Data listing:
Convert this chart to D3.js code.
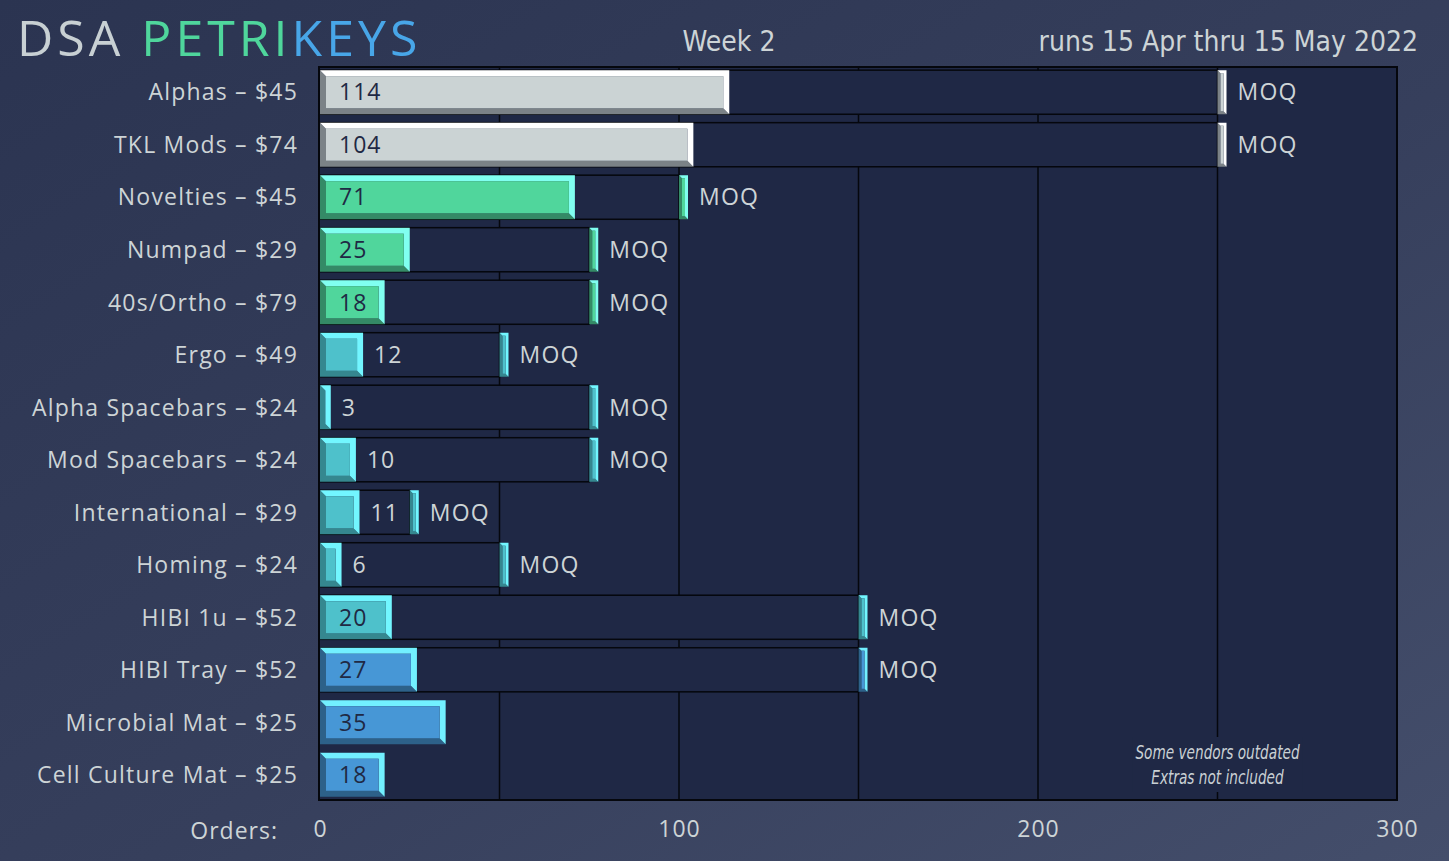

...

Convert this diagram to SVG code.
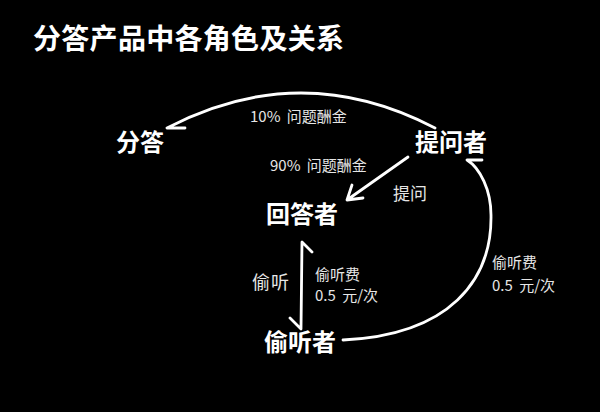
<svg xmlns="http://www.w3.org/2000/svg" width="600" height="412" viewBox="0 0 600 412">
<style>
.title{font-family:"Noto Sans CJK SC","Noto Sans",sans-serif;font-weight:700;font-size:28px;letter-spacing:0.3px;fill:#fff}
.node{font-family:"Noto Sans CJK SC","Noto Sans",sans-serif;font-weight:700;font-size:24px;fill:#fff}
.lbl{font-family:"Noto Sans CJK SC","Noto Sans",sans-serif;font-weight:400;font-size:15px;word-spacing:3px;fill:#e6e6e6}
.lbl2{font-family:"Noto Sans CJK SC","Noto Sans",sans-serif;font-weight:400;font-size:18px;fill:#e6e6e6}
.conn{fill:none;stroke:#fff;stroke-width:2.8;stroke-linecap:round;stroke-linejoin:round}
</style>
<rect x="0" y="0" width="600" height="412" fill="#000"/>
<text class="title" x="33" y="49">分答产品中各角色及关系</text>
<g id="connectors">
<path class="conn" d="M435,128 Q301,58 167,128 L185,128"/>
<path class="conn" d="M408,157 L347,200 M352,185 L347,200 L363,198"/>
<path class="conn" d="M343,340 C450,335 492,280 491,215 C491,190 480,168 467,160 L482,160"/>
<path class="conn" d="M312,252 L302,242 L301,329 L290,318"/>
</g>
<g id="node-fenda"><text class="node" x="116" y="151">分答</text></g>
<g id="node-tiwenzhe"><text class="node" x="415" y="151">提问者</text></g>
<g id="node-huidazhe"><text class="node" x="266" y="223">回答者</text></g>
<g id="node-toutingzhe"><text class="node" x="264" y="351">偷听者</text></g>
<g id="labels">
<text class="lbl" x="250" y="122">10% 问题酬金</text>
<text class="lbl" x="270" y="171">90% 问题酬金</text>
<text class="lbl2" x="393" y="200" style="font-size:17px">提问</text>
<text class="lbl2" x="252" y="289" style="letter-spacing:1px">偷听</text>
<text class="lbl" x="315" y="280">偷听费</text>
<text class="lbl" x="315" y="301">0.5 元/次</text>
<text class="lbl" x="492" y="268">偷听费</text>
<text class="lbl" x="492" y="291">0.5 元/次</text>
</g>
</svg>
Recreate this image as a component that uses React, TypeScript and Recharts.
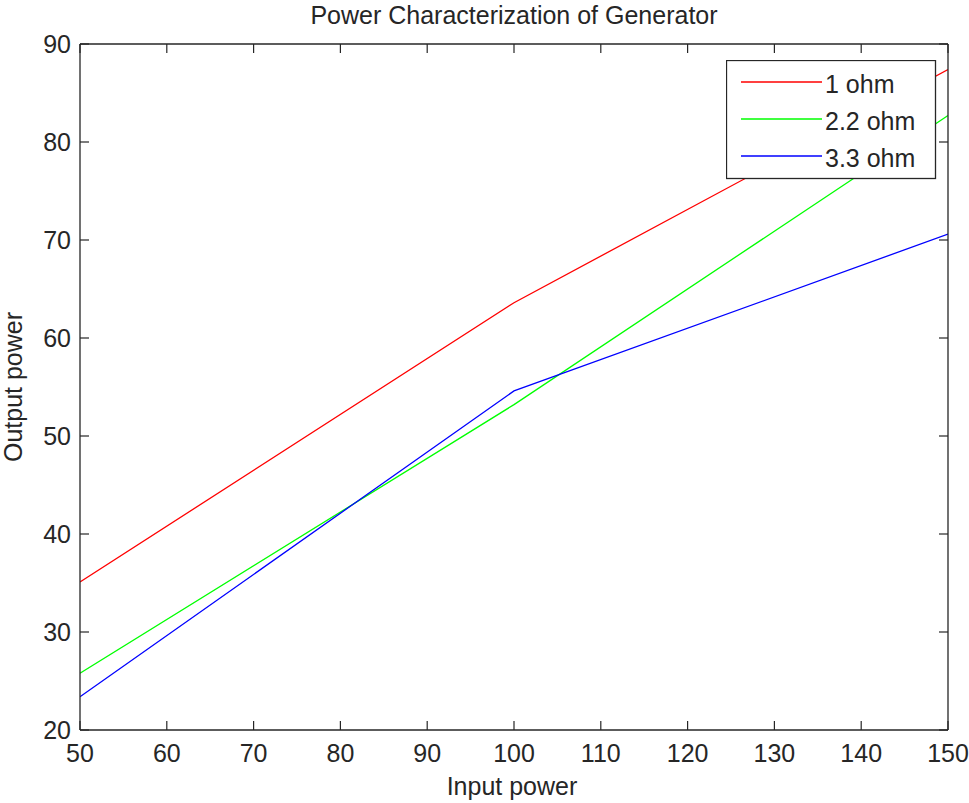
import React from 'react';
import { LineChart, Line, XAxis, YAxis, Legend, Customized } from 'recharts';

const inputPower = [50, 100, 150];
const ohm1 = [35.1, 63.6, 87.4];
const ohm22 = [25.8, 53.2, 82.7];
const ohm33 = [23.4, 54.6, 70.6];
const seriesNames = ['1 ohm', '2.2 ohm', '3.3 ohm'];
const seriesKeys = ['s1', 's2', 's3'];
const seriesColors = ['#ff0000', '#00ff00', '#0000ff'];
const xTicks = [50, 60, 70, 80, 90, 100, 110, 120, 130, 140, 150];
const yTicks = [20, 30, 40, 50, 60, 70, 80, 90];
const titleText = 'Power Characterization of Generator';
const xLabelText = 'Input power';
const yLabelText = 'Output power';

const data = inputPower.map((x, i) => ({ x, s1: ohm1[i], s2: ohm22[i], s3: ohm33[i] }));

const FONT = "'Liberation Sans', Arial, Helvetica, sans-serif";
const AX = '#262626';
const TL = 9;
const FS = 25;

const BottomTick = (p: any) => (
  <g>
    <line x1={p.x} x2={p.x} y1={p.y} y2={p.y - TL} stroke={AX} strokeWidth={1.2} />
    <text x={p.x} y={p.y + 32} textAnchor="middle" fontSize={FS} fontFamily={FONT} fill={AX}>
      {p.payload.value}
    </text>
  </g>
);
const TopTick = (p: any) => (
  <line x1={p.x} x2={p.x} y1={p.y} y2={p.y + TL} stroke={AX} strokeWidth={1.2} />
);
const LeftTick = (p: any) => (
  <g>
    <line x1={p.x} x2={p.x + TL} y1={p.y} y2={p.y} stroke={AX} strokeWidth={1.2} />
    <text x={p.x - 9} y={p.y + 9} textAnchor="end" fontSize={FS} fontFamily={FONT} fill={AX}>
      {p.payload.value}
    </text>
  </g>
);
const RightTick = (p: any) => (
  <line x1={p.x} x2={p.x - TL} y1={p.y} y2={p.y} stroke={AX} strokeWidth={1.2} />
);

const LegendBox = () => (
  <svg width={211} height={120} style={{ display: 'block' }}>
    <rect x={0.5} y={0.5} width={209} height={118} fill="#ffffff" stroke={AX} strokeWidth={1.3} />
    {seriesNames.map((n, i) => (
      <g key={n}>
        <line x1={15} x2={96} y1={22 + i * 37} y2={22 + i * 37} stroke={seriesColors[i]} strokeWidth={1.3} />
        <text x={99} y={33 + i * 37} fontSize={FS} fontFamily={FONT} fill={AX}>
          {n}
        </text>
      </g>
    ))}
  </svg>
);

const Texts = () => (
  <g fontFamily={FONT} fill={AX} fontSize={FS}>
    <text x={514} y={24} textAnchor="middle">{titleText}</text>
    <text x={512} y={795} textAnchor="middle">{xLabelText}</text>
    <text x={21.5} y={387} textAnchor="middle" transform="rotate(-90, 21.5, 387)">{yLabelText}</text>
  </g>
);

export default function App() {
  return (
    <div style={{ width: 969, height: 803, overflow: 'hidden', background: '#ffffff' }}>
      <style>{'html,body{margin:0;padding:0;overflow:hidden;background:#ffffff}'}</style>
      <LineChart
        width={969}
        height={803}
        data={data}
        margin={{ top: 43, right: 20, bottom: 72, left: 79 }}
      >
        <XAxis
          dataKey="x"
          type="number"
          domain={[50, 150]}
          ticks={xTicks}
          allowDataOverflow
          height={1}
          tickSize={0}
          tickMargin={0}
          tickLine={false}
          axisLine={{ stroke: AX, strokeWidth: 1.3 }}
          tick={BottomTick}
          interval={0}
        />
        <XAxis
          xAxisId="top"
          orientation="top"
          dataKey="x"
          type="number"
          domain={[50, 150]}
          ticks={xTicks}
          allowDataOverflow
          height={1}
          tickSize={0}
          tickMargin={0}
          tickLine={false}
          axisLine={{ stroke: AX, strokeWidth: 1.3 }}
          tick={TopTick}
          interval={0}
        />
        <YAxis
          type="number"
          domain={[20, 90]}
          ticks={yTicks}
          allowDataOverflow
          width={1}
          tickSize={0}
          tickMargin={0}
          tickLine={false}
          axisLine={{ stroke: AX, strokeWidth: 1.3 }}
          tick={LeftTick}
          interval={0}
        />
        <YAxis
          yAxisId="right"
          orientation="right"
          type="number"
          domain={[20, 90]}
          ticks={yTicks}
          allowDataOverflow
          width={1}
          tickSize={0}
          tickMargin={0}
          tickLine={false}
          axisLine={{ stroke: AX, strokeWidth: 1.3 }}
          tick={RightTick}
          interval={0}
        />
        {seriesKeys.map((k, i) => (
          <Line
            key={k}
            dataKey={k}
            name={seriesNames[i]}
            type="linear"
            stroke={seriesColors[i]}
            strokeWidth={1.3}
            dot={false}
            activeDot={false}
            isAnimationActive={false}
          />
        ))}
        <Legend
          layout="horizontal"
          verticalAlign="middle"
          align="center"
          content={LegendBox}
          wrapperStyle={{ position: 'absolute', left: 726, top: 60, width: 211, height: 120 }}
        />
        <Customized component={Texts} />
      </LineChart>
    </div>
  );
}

==

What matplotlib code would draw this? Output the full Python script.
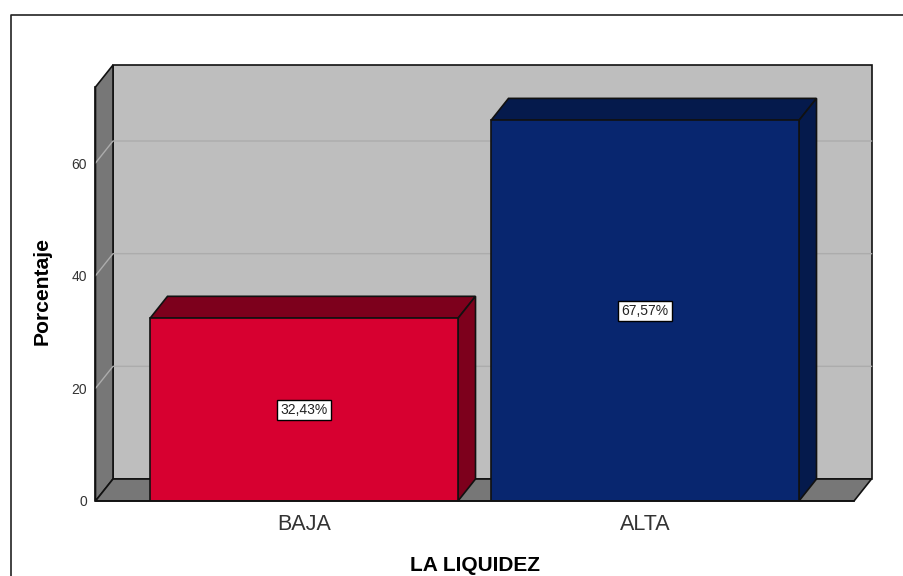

Your instructions: Skip the pictures and repeat, word for word, the lines from the one containing "Recreate this image" to the one containing "const FS = 25;", keeping both of those lines.

Written answer:
Recreate this image as a component that uses React, TypeScript and Recharts.
import React from 'react';
import { LineChart, Line, XAxis, YAxis, Legend, Customized } from 'recharts';

const inputPower = [50, 100, 150];
const ohm1 = [35.1, 63.6, 87.4];
const ohm22 = [25.8, 53.2, 82.7];
const ohm33 = [23.4, 54.6, 70.6];
const seriesNames = ['1 ohm', '2.2 ohm', '3.3 ohm'];
const seriesKeys = ['s1', 's2', 's3'];
const seriesColors = ['#ff0000', '#00ff00', '#0000ff'];
const xTicks = [50, 60, 70, 80, 90, 100, 110, 120, 130, 140, 150];
const yTicks = [20, 30, 40, 50, 60, 70, 80, 90];
const titleText = 'Power Characterization of Generator';
const xLabelText = 'Input power';
const yLabelText = 'Output power';

const data = inputPower.map((x, i) => ({ x, s1: ohm1[i], s2: ohm22[i], s3: ohm33[i] }));

const FONT = "'Liberation Sans', Arial, Helvetica, sans-serif";
const AX = '#262626';
const TL = 9;
const FS = 25;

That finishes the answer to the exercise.